== Goal ==
Give the listing again character for character, but drop the images.

== Source data ==
__________________________________________________
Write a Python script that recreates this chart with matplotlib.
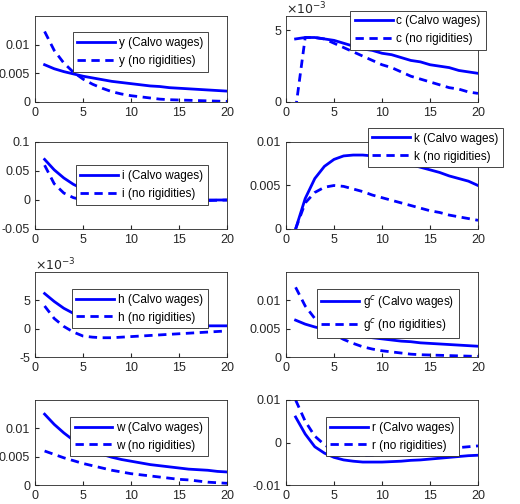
import numpy as np
import matplotlib
matplotlib.use("Agg")
import matplotlib.pyplot as plt

plt.rcParams['font.family'] = ['Liberation Sans', 'DejaVu Sans']

periods = np.arange(1, 21)

y_calvo = [6.5, 5.8, 5.3, 4.9, 4.5, 4.2, 3.9, 3.6, 3.4, 3.2, 3.0, 2.8, 2.7, 2.5, 2.4, 2.3, 2.2, 2.1, 2.0, 1.9]
y_norig = [12.3, 9.0, 6.8, 5.2, 4.0, 3.1, 2.4, 1.8, 1.4, 1.1, 0.9, 0.7, 0.5, 0.4, 0.35, 0.3, 0.25, 0.2, 0.15, 0.1]
c_calvo = [4.4, 4.5, 4.5, 4.4, 4.3, 4.1, 3.9, 3.7, 3.6, 3.4, 3.3, 3.1, 2.9, 2.8, 2.6, 2.5, 2.4, 2.2, 2.1, 2.0]
c_norig = [-0.5, 4.5, 4.5, 4.4, 4.1, 3.8, 3.5, 3.2, 2.9, 2.6, 2.4, 2.1, 1.8, 1.6, 1.4, 1.2, 1.0, 0.9, 0.7, 0.6]
i_calvo = [70, 52, 38, 27, 19, 13, 9, 6, 4, 2, 1, 0.5, 0.2, 0, 0, 0, 0, 0, 0, 0]
i_norig = [60, 28, 12, 4, 0, -2, -3, -3.5, -3.5, -3.5, -3, -3, -2.5, -2, -2, -1.5, -1, -1, -0.5, 0]
k_calvo = [0, 3.5, 5.8, 7.2, 8.0, 8.4, 8.5, 8.5, 8.4, 8.2, 8.0, 7.7, 7.4, 7.1, 6.8, 6.5, 6.1, 5.8, 5.5, 5.0]
k_norig = [0, 3.0, 4.2, 4.8, 5.0, 4.9, 4.6, 4.3, 3.9, 3.6, 3.3, 3.0, 2.7, 2.4, 2.1, 1.9, 1.6, 1.4, 1.2, 1.0]
h_calvo = [6.2, 4.8, 3.6, 2.7, 2.0, 1.6, 1.3, 1.1, 1.0, 0.9, 0.8, 0.75, 0.7, 0.65, 0.6, 0.6, 0.55, 0.5, 0.5, 0.5]
h_norig = [4.0, 1.8, 0.4, -0.6, -1.3, -1.5, -1.6, -1.6, -1.5, -1.4, -1.3, -1.2, -1.1, -1.0, -0.9, -0.8, -0.7, -0.6, -0.5, -0.4]
w_calvo = [12.5, 10.7, 9.2, 7.9, 6.8, 6.0, 5.4, 4.9, 4.5, 4.2, 3.9, 3.6, 3.4, 3.2, 3.0, 2.8, 2.7, 2.6, 2.4, 2.3]
w_norig = [6.0, 5.4, 4.8, 4.3, 3.8, 3.4, 3.0, 2.6, 2.3, 2.0, 1.8, 1.6, 1.4, 1.2, 1.0, 0.9, 0.7, 0.5, 0.4, 0.3]
r_calvo = [6.0, 2.0, -1.0, -2.5, -3.5, -4.1, -4.4, -4.6, -4.6, -4.6, -4.5, -4.4, -4.2, -4.1, -3.9, -3.7, -3.5, -3.3, -3.1, -3.0]
r_norig = [10.0, 5.0, 1.5, -0.5, -2.0, -2.7, -3.0, -3.1, -3.0, -2.8, -2.6, -2.4, -2.2, -2.0, -1.8, -1.6, -1.4, -1.2, -1.0, -0.8]

# name, calvo, norig, scale, ylim, yticks, ticklabels, legend anchor, x10^-3 label
panels = [
    ("y", y_calvo, y_norig, 1e-3, (0, 0.015), [0, 0.005, 0.01], ["0", "0.005", "0.01"], (0.93, 0.88), False),
    ("c", c_calvo, c_norig, 1e-3, (0, 6), [0, 5], ["0", "5"], (1.07, 1.13), True),
    ("i", i_calvo, i_norig, 1e-3, (-0.05, 0.1), [-0.05, 0, 0.05, 0.1], ["-0.05", "0", "0.05", "0.1"], (0.93, 0.80), False),
    ("k", k_calvo, k_norig, 1e-3, (0, 0.01), [0, 0.005, 0.01], ["0", "0.005", "0.01"], (1.16, 1.23), False),
    ("h", h_calvo, h_norig, 1, (-5, 10), [-5, 0, 5], ["-5", "0", "5"], (0.93, 0.87), True),
    ("g$^c$", y_calvo, y_norig, 1e-3, (0, 0.015), [0, 0.005, 0.01], ["0", "0.005", "0.01"], (0.93, 0.87), False),
    ("w", w_calvo, w_norig, 1e-3, (0, 0.015), [0, 0.005, 0.01], ["0", "0.005", "0.01"], (0.93, 0.87), False),
    ("r", r_calvo, r_norig, 1e-3, (-0.01, 0.01), [-0.01, 0, 0.01], ["-0.01", "0", "0.01"], (0.93, 0.87), False),
]

fig = plt.figure(figsize=(5.2, 5.04), dpi=100)
W, H = 520, 504
lefts = [35, 286]
rows = [(16, 102), (142, 229), (272, 357), (400, 485)]
blue = (0, 0, 1)

for n, (name, calvo, norig, scale, ylim, yt, ytl, anchor, sci) in enumerate(panels):
    r, c = divmod(n, 2)
    top, bot = rows[r]
    ax = fig.add_axes([lefts[c] / W, 1 - bot / H, 192 / W, (bot - top) / H])
    s = 1 if sci else scale
    ax.plot(periods, np.array(calvo) * s, color=blue, lw=2, label=f"{name} (Calvo wages)")
    ax.plot(periods, np.array(norig) * s, color=blue, lw=2, ls=(0, (3, 2)), label=f"{name} (no rigidities)")
    if sci:
        ax.text(0, 1.02, r"$\times10^{-3}$", transform=ax.transAxes, fontsize=9, color="#262626")
    ax.set_xlim(0, 20)
    ax.set_ylim(*ylim)
    ax.set_xticks([0, 5, 10, 15, 20])
    ax.set_yticks(yt)
    ax.set_yticklabels(ytl)
    ax.tick_params(labelsize=9, direction="in", length=3, colors="#262626")
    for sp in ax.spines.values():
        sp.set_color("#262626")
        sp.set_linewidth(0.6)
    leg = ax.legend(loc="upper right", bbox_to_anchor=anchor, fontsize=8.5, handlelength=3.2,
                    fancybox=False, edgecolor="#262626", framealpha=1, borderpad=0.4,
                    labelspacing=0.5, handletextpad=0.3)
    leg.get_frame().set_linewidth(0.6)

fig.savefig("out.png", dpi=100)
__________________________________________________
== Response to the exercise ==
Write a Python script that recreates this chart with matplotlib.
import numpy as np
import matplotlib
matplotlib.use("Agg")
import matplotlib.pyplot as plt

plt.rcParams['font.family'] = ['Liberation Sans', 'DejaVu Sans']

periods = np.arange(1, 21)

y_calvo = [6.5, 5.8, 5.3, 4.9, 4.5, 4.2, 3.9, 3.6, 3.4, 3.2, 3.0, 2.8, 2.7, 2.5, 2.4, 2.3, 2.2, 2.1, 2.0, 1.9]
y_norig = [12.3, 9.0, 6.8, 5.2, 4.0, 3.1, 2.4, 1.8, 1.4, 1.1, 0.9, 0.7, 0.5, 0.4, 0.35, 0.3, 0.25, 0.2, 0.15, 0.1]
c_calvo = [4.4, 4.5, 4.5, 4.4, 4.3, 4.1, 3.9, 3.7, 3.6, 3.4, 3.3, 3.1, 2.9, 2.8, 2.6, 2.5, 2.4, 2.2, 2.1, 2.0]
c_norig = [-0.5, 4.5, 4.5, 4.4, 4.1, 3.8, 3.5, 3.2, 2.9, 2.6, 2.4, 2.1, 1.8, 1.6, 1.4, 1.2, 1.0, 0.9, 0.7, 0.6]
i_calvo = [70, 52, 38, 27, 19, 13, 9, 6, 4, 2, 1, 0.5, 0.2, 0, 0, 0, 0, 0, 0, 0]
i_norig = [60, 28, 12, 4, 0, -2, -3, -3.5, -3.5, -3.5, -3, -3, -2.5, -2, -2, -1.5, -1, -1, -0.5, 0]
k_calvo = [0, 3.5, 5.8, 7.2, 8.0, 8.4, 8.5, 8.5, 8.4, 8.2, 8.0, 7.7, 7.4, 7.1, 6.8, 6.5, 6.1, 5.8, 5.5, 5.0]
k_norig = [0, 3.0, 4.2, 4.8, 5.0, 4.9, 4.6, 4.3, 3.9, 3.6, 3.3, 3.0, 2.7, 2.4, 2.1, 1.9, 1.6, 1.4, 1.2, 1.0]
h_calvo = [6.2, 4.8, 3.6, 2.7, 2.0, 1.6, 1.3, 1.1, 1.0, 0.9, 0.8, 0.75, 0.7, 0.65, 0.6, 0.6, 0.55, 0.5, 0.5, 0.5]
h_norig = [4.0, 1.8, 0.4, -0.6, -1.3, -1.5, -1.6, -1.6, -1.5, -1.4, -1.3, -1.2, -1.1, -1.0, -0.9, -0.8, -0.7, -0.6, -0.5, -0.4]
w_calvo = [12.5, 10.7, 9.2, 7.9, 6.8, 6.0, 5.4, 4.9, 4.5, 4.2, 3.9, 3.6, 3.4, 3.2, 3.0, 2.8, 2.7, 2.6, 2.4, 2.3]
w_norig = [6.0, 5.4, 4.8, 4.3, 3.8, 3.4, 3.0, 2.6, 2.3, 2.0, 1.8, 1.6, 1.4, 1.2, 1.0, 0.9, 0.7, 0.5, 0.4, 0.3]
r_calvo = [6.0, 2.0, -1.0, -2.5, -3.5, -4.1, -4.4, -4.6, -4.6, -4.6, -4.5, -4.4, -4.2, -4.1, -3.9, -3.7, -3.5, -3.3, -3.1, -3.0]
r_norig = [10.0, 5.0, 1.5, -0.5, -2.0, -2.7, -3.0, -3.1, -3.0, -2.8, -2.6, -2.4, -2.2, -2.0, -1.8, -1.6, -1.4, -1.2, -1.0, -0.8]

# name, calvo, norig, scale, ylim, yticks, ticklabels, legend anchor, x10^-3 label
panels = [
    ("y", y_calvo, y_norig, 1e-3, (0, 0.015), [0, 0.005, 0.01], ["0", "0.005", "0.01"], (0.93, 0.88), False),
    ("c", c_calvo, c_norig, 1e-3, (0, 6), [0, 5], ["0", "5"], (1.07, 1.13), True),
    ("i", i_calvo, i_norig, 1e-3, (-0.05, 0.1), [-0.05, 0, 0.05, 0.1], ["-0.05", "0", "0.05", "0.1"], (0.93, 0.80), False),
    ("k", k_calvo, k_norig, 1e-3, (0, 0.01), [0, 0.005, 0.01], ["0", "0.005", "0.01"], (1.16, 1.23), False),
    ("h", h_calvo, h_norig, 1, (-5, 10), [-5, 0, 5], ["-5", "0", "5"], (0.93, 0.87), True),
    ("g$^c$", y_calvo, y_norig, 1e-3, (0, 0.015), [0, 0.005, 0.01], ["0", "0.005", "0.01"], (0.93, 0.87), False),
    ("w", w_calvo, w_norig, 1e-3, (0, 0.015), [0, 0.005, 0.01], ["0", "0.005", "0.01"], (0.93, 0.87), False),
    ("r", r_calvo, r_norig, 1e-3, (-0.01, 0.01), [-0.01, 0, 0.01], ["-0.01", "0", "0.01"], (0.93, 0.87), False),
]

fig = plt.figure(figsize=(5.2, 5.04), dpi=100)
W, H = 520, 504
lefts = [35, 286]
rows = [(16, 102), (142, 229), (272, 357), (400, 485)]
blue = (0, 0, 1)

for n, (name, calvo, norig, scale, ylim, yt, ytl, anchor, sci) in enumerate(panels):
    r, c = divmod(n, 2)
    top, bot = rows[r]
    ax = fig.add_axes([lefts[c] / W, 1 - bot / H, 192 / W, (bot - top) / H])
    s = 1 if sci else scale
    ax.plot(periods, np.array(calvo) * s, color=blue, lw=2, label=f"{name} (Calvo wages)")
    ax.plot(periods, np.array(norig) * s, color=blue, lw=2, ls=(0, (3, 2)), label=f"{name} (no rigidities)")
    if sci:
        ax.text(0, 1.02, r"$\times10^{-3}$", transform=ax.transAxes, fontsize=9, color="#262626")
    ax.set_xlim(0, 20)
    ax.set_ylim(*ylim)
    ax.set_xticks([0, 5, 10, 15, 20])
    ax.set_yticks(yt)
    ax.set_yticklabels(ytl)
    ax.tick_params(labelsize=9, direction="in", length=3, colors="#262626")
    for sp in ax.spines.values():
        sp.set_color("#262626")
        sp.set_linewidth(0.6)
    leg = ax.legend(loc="upper right", bbox_to_anchor=anchor, fontsize=8.5, handlelength=3.2,
                    fancybox=False, edgecolor="#262626", framealpha=1, borderpad=0.4,
                    labelspacing=0.5, handletextpad=0.3)
    leg.get_frame().set_linewidth(0.6)

fig.savefig("out.png", dpi=100)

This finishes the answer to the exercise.